Behind every number is a child whose life has been permanently altered — and in many cases, unnecessarily so.
Between January 2025 and March 2026, at least 2,108 children across Pakistan were registered as HIV positive, according to official data compiled by federal and provincial HIV control authorities. Among them were 1,274 boys and 834 girls — each case reflecting not just a health crisis, but a deeper failure to protect children’s most basic right: safe medical care.
Health experts and officials agree on one troubling reality — most of these infections were preventable.
Instead of being linked to traditional risk factors, paediatric HIV in Pakistan is increasingly tied to unsafe healthcare practices, including the reuse of syringes, poor infection control, and inadequately screened blood transfusions. In other words, many children are being exposed to HIV in places where they should be safest: clinics, hospitals, and treatment centers.
Sindh carries the heaviest burden, reporting 1,515 of the total child infections — more than two-thirds of all cases nationwide. The province recorded 1,186 cases in 2025 alone, followed by another 329 in just the first three months of 2026. Officials say Sindh continues to grapple with persistent infection clusters and longstanding gaps in healthcare regulation.

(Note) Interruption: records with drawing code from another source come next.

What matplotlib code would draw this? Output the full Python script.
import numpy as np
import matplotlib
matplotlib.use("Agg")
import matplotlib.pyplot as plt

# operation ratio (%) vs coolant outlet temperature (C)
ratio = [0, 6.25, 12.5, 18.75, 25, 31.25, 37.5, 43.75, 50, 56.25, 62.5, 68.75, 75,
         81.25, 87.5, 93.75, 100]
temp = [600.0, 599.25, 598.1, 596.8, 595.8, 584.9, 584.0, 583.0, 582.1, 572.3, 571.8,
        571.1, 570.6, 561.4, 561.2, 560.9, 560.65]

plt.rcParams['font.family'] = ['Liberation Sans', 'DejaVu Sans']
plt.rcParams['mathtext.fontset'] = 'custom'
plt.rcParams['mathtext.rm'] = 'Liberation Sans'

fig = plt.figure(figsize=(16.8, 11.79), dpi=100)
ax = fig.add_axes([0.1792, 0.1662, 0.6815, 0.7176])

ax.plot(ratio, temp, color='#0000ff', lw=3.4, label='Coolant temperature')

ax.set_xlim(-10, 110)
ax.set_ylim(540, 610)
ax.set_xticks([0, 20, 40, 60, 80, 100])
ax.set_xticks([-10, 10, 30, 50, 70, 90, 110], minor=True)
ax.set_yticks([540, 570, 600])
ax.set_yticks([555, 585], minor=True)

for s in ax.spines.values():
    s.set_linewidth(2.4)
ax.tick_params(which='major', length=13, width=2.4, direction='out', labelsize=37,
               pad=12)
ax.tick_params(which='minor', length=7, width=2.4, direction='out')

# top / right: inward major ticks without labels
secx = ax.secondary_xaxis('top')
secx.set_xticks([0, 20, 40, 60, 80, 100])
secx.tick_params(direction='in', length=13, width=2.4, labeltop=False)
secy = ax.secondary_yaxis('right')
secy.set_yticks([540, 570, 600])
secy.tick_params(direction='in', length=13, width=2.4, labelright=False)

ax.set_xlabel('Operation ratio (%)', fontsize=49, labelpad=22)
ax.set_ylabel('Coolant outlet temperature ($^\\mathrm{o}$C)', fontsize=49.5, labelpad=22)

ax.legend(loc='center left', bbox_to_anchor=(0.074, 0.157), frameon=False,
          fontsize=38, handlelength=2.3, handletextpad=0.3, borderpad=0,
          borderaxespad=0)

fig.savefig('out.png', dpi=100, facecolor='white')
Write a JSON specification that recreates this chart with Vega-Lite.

Punjab ranked second, with 418 cases reported in 2025. However, no new cases appear in the data for early 2026 — a gap that authorities attribute to delays in reporting rather than an actual halt in infections. This lack of timely data itself raises concerns about transparency and the ability to respond quickly to emerging threats.
Khyber Pakhtunkhwa reported 111 cases over the 15 months, while Balochistan recorded 38 and Islamabad 22. Even in regions with lower numbers — Azad Jammu and Kashmir with three cases and Gilgit-Baltistan with one — officials stress that no child infection can be considered acceptable when the routes of transmission are largely preventable.
Federal health ministry officials have described the situation as deeply alarming. “These are not just statistics,” one senior official said. “They represent children failed by the system — children who had no control over the risks imposed on them.”
Provincial authorities acknowledge that the concentration of cases in Sindh and Punjab reflects deeper structural problems. Unregulated private clinics, widespread quackery, unsafe injection practices, and weak enforcement of safety standards continue to create conditions where infections can spread unchecked.
In many cases, families seeking basic medical care — often in low-resource settings — unknowingly expose their children to contaminated equipment or unsafe procedures. For poorer households, the lack of access to regulated healthcare further increases vulnerability, turning inequality into a driver of disease.
Public health experts warn that Pakistan’s HIV epidemic is changing in a way that demands urgent attention. No longer confined to key populations, the virus is increasingly affecting women and children — a shift that signals systemic breakdowns rather than individual risk behaviors.
They argue that this is not just a public health issue, but a human rights crisis.
Every child has the right to safe treatment, to protection from preventable harm, and to a healthcare system that does not put their life at risk. The continued rise in paediatric HIV cases suggests that these rights are not being upheld.
Experts are calling for immediate reforms: strict enforcement of single-use syringes, comprehensive screening of all blood products, crackdowns on unlicensed practitioners, and stronger oversight of both public and private healthcare facilities.
Without decisive action, they warn, the numbers will continue to grow — and more children will pay the price for failures they did not cause.